**SUPPLIED RECORDS:**

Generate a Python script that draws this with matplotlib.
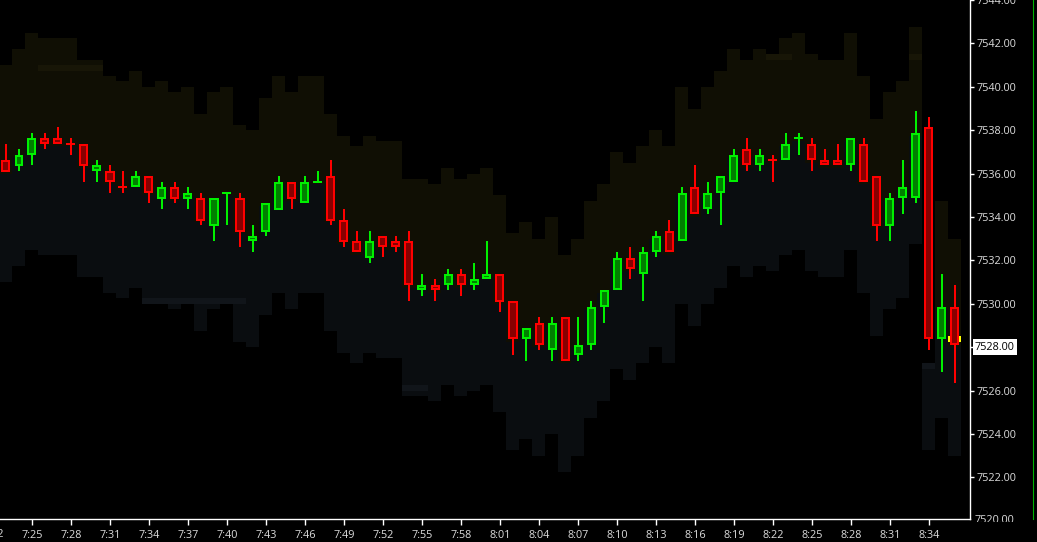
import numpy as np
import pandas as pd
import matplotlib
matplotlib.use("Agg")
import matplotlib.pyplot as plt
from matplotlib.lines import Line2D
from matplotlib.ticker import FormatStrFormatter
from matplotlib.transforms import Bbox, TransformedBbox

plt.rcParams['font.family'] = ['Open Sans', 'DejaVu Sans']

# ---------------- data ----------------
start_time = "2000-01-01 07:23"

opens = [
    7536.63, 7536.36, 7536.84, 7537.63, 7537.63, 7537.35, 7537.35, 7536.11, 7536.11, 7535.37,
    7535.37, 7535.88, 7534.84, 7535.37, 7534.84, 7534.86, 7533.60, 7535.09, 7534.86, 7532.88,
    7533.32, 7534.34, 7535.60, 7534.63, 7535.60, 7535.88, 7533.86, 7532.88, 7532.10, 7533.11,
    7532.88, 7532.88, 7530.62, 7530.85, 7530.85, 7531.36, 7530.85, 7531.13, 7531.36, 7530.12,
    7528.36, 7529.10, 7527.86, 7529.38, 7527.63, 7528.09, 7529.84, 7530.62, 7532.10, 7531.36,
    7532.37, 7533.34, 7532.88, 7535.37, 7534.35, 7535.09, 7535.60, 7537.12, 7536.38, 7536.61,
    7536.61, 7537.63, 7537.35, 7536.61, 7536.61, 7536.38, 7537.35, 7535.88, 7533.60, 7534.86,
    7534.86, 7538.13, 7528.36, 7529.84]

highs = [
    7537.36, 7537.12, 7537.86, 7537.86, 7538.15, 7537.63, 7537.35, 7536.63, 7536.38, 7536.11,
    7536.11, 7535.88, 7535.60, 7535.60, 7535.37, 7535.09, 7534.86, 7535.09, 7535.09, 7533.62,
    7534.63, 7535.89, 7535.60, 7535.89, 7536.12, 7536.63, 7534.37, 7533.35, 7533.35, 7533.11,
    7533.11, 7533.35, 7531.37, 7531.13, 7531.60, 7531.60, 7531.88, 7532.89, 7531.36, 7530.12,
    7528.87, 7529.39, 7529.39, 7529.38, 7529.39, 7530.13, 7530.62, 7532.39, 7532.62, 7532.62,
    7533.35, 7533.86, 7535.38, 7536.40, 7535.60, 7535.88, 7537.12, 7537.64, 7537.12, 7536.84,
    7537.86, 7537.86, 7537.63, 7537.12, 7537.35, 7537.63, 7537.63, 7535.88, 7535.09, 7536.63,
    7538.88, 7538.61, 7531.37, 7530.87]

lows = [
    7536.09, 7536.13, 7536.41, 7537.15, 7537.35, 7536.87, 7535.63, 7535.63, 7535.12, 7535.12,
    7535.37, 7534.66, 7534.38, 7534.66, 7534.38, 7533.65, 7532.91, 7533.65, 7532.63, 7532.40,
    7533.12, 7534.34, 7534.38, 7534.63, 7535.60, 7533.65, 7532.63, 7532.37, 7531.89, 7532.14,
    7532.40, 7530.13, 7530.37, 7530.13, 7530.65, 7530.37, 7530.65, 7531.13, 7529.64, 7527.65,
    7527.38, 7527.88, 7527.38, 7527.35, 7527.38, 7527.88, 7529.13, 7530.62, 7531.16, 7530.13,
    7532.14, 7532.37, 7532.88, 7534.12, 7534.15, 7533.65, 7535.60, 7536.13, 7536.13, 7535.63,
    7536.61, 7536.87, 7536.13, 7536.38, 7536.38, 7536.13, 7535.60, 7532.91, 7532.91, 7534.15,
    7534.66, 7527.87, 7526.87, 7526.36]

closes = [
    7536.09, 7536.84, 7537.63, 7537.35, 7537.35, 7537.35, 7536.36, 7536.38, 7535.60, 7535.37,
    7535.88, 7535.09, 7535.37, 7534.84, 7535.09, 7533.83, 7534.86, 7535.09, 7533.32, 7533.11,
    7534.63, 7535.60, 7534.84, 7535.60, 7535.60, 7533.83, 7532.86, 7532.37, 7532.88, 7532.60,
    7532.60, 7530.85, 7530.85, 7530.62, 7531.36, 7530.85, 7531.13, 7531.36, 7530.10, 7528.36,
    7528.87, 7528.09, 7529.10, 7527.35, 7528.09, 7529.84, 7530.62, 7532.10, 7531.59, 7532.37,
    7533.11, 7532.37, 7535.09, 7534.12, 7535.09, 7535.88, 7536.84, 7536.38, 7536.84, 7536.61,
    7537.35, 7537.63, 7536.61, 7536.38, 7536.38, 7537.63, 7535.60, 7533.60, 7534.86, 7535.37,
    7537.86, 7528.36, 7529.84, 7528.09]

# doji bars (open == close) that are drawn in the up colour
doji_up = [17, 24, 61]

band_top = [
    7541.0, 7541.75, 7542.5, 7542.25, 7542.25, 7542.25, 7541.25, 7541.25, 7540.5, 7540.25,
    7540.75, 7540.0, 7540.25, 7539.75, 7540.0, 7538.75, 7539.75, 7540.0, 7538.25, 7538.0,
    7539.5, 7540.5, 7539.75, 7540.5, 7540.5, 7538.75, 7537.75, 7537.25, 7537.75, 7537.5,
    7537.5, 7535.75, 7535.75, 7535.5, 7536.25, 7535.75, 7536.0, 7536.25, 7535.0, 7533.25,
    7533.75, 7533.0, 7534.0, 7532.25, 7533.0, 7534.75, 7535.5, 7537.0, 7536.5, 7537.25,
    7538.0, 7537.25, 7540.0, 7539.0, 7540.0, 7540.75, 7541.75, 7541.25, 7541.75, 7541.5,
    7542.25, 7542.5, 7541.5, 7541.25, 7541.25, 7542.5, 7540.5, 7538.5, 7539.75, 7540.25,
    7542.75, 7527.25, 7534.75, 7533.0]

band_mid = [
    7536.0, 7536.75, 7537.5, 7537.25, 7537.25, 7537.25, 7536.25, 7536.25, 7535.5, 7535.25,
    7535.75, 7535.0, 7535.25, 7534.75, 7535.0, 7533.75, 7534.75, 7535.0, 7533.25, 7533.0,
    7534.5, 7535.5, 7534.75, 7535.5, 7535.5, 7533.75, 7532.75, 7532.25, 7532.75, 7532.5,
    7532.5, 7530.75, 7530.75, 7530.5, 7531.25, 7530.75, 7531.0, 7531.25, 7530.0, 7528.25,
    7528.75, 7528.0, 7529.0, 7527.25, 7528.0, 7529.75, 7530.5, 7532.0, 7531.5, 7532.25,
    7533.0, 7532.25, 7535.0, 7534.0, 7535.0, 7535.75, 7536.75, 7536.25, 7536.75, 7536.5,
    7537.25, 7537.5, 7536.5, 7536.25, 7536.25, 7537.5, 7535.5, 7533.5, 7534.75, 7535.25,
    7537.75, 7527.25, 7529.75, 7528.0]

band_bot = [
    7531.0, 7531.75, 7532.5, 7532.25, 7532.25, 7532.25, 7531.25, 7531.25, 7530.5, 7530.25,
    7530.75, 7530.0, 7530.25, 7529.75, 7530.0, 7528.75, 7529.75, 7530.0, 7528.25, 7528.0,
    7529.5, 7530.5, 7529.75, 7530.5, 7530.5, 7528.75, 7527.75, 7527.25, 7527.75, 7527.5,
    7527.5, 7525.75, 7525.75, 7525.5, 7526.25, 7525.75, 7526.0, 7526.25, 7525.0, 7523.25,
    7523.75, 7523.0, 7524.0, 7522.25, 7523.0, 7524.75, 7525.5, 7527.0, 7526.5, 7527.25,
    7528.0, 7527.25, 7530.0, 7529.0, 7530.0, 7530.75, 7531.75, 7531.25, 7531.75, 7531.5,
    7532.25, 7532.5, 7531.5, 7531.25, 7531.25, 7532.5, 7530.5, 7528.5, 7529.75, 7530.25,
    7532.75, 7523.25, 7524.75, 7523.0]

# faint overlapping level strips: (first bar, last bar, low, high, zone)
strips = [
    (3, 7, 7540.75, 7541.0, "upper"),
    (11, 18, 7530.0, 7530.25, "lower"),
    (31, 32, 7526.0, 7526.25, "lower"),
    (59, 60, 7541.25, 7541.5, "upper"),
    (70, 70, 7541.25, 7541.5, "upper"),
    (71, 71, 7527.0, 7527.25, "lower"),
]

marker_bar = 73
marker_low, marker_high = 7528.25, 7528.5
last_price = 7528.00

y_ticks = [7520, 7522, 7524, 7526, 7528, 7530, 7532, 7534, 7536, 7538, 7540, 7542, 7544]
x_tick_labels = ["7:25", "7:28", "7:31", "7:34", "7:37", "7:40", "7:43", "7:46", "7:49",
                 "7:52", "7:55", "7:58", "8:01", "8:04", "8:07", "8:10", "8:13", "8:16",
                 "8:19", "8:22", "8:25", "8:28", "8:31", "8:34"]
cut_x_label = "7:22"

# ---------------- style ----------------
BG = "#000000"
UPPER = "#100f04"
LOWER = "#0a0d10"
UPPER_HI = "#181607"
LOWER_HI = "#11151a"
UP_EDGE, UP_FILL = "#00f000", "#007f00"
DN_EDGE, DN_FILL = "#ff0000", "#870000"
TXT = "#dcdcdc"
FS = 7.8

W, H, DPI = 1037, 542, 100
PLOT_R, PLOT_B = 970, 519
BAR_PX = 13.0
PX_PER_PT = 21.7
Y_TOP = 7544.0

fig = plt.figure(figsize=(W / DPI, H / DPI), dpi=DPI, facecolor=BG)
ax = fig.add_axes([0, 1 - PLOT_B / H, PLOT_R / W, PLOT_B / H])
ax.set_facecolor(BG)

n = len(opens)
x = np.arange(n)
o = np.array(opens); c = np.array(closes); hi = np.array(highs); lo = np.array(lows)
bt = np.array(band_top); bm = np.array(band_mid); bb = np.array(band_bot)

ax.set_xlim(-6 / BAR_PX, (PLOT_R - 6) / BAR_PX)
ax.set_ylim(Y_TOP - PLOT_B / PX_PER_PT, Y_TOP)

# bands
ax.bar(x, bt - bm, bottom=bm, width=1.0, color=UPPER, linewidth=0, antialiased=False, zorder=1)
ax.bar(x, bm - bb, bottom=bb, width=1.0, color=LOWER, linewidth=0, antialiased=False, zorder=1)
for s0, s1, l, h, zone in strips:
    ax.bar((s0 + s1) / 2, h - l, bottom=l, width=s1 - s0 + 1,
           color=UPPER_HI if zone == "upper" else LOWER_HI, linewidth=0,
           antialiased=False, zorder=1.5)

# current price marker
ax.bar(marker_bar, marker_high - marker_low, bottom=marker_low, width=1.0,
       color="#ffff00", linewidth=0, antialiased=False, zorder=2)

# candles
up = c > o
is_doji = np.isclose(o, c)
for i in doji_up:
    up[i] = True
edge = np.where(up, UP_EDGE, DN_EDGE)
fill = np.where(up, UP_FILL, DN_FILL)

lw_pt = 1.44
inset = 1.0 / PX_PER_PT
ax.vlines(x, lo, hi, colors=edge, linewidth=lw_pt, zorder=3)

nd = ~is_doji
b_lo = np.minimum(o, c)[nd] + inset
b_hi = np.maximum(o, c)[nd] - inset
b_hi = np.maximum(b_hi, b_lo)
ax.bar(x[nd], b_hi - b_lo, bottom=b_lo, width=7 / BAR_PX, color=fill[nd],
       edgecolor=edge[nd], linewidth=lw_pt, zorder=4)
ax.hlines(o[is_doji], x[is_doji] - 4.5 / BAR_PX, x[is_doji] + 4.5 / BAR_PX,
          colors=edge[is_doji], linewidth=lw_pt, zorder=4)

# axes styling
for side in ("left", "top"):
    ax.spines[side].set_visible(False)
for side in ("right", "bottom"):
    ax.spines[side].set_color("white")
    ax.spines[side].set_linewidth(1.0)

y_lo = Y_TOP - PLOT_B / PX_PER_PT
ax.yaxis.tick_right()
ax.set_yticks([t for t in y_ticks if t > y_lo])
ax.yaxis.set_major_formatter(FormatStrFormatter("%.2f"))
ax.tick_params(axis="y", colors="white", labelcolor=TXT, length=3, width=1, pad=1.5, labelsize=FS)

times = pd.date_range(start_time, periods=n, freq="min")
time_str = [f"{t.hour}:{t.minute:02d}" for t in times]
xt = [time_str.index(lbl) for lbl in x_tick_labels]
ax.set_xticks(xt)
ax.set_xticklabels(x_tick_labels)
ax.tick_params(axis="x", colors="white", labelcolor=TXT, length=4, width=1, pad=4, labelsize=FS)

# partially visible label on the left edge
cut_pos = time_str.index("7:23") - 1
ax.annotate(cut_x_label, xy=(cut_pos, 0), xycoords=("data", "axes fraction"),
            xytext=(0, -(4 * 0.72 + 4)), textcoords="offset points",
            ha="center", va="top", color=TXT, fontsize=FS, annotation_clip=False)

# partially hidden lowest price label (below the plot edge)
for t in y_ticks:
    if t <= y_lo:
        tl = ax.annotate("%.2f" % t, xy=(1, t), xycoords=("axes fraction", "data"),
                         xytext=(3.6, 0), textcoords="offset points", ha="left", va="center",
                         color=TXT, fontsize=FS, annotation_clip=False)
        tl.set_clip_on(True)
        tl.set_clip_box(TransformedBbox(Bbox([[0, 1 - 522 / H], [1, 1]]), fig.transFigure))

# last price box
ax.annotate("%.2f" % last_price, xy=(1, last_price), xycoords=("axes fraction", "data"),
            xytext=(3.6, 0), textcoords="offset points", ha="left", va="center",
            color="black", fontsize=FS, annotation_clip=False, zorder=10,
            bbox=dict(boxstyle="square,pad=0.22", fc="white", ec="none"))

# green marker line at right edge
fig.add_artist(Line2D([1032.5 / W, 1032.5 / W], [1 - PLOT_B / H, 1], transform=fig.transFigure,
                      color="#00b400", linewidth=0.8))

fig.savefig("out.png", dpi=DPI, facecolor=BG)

==

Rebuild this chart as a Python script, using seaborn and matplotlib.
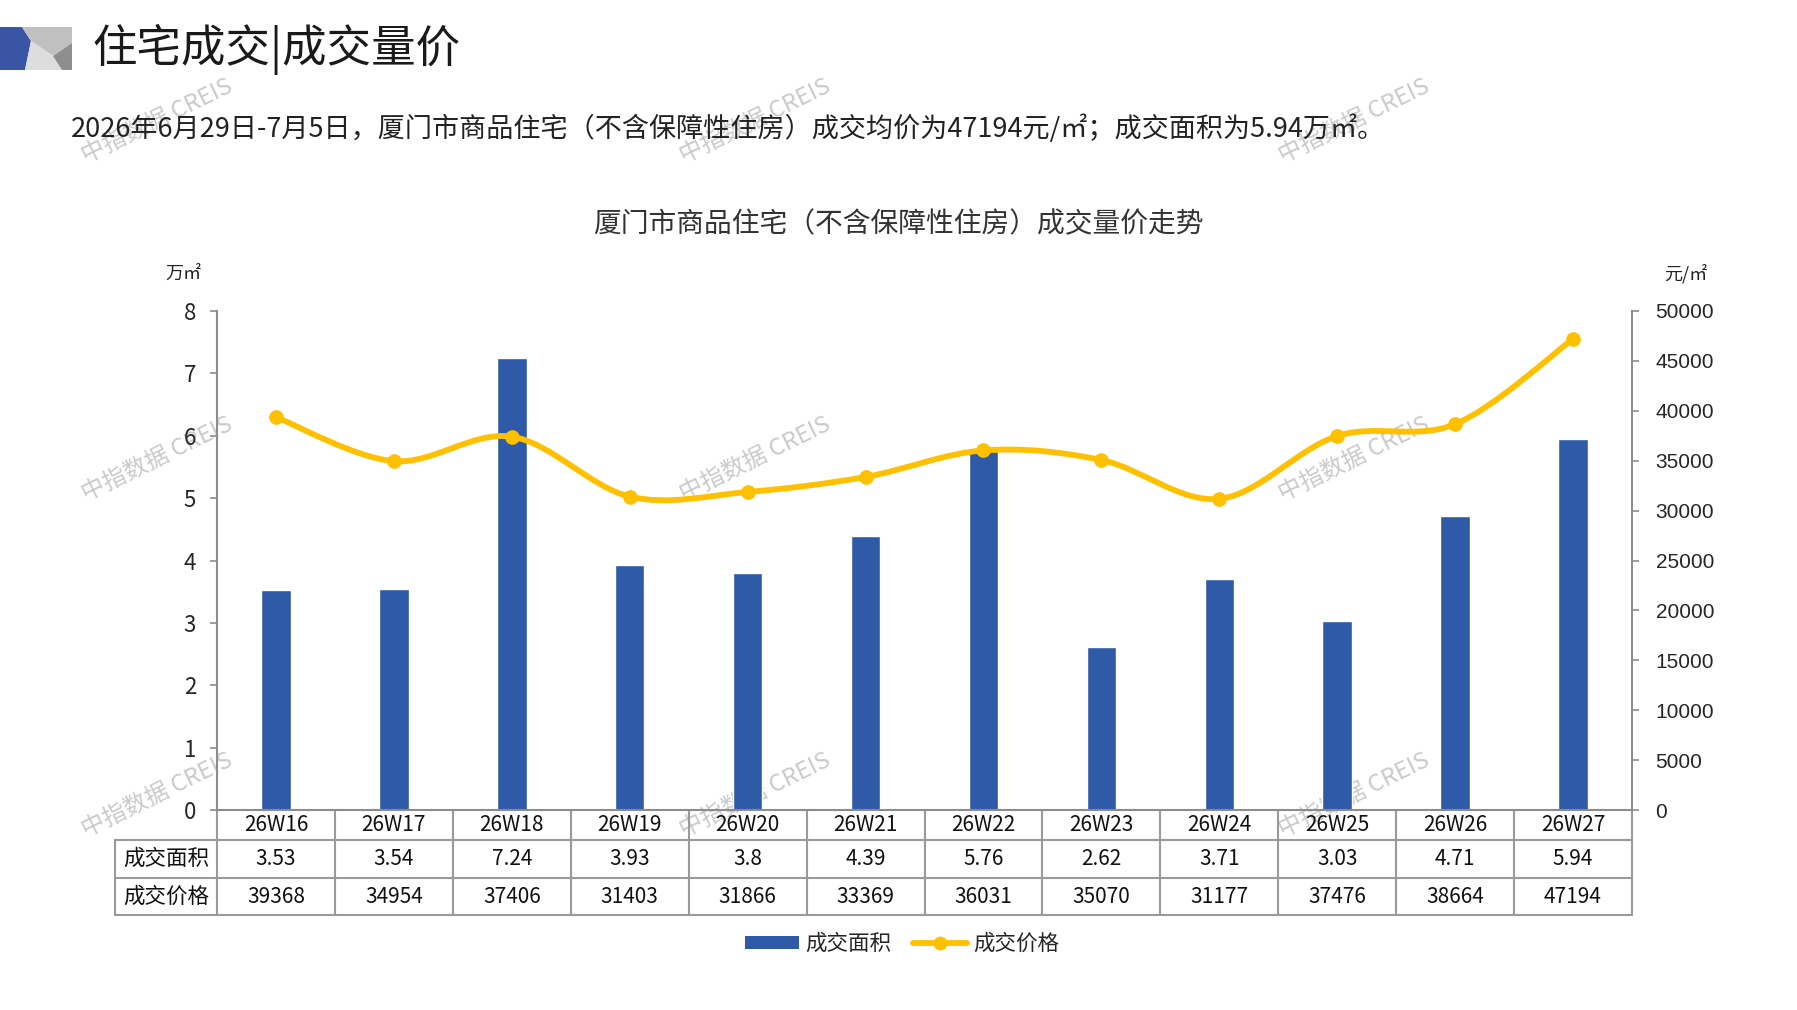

---

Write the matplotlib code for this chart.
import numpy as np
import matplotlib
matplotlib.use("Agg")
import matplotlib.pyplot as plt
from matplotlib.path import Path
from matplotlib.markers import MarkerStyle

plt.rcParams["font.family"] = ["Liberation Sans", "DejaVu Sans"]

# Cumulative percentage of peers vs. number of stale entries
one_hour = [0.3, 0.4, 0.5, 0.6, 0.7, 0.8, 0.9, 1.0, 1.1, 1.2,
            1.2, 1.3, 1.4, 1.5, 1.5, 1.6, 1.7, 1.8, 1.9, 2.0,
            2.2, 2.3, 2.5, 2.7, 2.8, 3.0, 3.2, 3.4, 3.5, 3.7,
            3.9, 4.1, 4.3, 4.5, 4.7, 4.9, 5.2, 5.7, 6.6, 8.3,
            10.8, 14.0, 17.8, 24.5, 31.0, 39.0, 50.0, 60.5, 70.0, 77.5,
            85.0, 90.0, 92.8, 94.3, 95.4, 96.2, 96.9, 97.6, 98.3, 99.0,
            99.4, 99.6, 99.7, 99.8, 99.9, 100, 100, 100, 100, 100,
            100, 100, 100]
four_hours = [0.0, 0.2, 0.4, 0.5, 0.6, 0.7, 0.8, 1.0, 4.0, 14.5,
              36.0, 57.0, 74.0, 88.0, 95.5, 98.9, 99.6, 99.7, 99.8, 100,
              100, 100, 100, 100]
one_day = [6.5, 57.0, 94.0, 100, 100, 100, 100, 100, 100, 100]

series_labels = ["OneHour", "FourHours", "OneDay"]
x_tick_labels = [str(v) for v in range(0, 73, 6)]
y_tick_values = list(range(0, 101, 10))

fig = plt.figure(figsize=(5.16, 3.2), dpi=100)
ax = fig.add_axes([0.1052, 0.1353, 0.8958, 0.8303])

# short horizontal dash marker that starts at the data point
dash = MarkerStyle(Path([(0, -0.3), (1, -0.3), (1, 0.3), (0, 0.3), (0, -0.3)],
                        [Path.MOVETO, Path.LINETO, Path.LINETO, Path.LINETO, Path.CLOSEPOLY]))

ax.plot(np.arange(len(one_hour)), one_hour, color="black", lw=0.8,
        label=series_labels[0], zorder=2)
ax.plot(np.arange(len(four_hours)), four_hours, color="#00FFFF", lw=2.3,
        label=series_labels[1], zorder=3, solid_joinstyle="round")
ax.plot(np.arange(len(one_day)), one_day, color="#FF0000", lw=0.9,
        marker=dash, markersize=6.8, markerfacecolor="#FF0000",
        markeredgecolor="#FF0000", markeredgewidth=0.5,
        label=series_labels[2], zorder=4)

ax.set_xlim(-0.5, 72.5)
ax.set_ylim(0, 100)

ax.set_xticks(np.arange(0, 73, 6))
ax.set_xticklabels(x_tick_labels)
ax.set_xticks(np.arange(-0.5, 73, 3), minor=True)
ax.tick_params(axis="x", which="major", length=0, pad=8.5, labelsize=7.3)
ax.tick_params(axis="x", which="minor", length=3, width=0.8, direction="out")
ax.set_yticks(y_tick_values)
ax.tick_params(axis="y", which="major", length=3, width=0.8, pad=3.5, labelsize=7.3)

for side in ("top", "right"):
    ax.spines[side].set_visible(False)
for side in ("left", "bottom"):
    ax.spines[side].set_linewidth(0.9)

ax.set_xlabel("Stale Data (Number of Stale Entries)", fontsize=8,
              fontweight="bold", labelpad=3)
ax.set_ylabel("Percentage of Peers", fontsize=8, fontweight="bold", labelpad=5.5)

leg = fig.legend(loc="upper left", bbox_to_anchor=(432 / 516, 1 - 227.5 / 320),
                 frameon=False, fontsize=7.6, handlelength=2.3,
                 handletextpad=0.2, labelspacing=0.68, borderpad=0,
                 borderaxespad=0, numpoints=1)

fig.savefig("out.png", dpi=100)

**WHAT IS NEEDED:** Both the line with "Generate a Python" and the line with "7534.86, 7538.13, 7528.36, 7529.84]" are included: reproduce them and every line between, exactly, with pictures omitted.

**SOLUTION TO THIS TASK:**
Generate a Python script that draws this with matplotlib.
import numpy as np
import pandas as pd
import matplotlib
matplotlib.use("Agg")
import matplotlib.pyplot as plt
from matplotlib.lines import Line2D
from matplotlib.ticker import FormatStrFormatter
from matplotlib.transforms import Bbox, TransformedBbox

plt.rcParams['font.family'] = ['Open Sans', 'DejaVu Sans']

# ---------------- data ----------------
start_time = "2000-01-01 07:23"

opens = [
    7536.63, 7536.36, 7536.84, 7537.63, 7537.63, 7537.35, 7537.35, 7536.11, 7536.11, 7535.37,
    7535.37, 7535.88, 7534.84, 7535.37, 7534.84, 7534.86, 7533.60, 7535.09, 7534.86, 7532.88,
    7533.32, 7534.34, 7535.60, 7534.63, 7535.60, 7535.88, 7533.86, 7532.88, 7532.10, 7533.11,
    7532.88, 7532.88, 7530.62, 7530.85, 7530.85, 7531.36, 7530.85, 7531.13, 7531.36, 7530.12,
    7528.36, 7529.10, 7527.86, 7529.38, 7527.63, 7528.09, 7529.84, 7530.62, 7532.10, 7531.36,
    7532.37, 7533.34, 7532.88, 7535.37, 7534.35, 7535.09, 7535.60, 7537.12, 7536.38, 7536.61,
    7536.61, 7537.63, 7537.35, 7536.61, 7536.61, 7536.38, 7537.35, 7535.88, 7533.60, 7534.86,
    7534.86, 7538.13, 7528.36, 7529.84]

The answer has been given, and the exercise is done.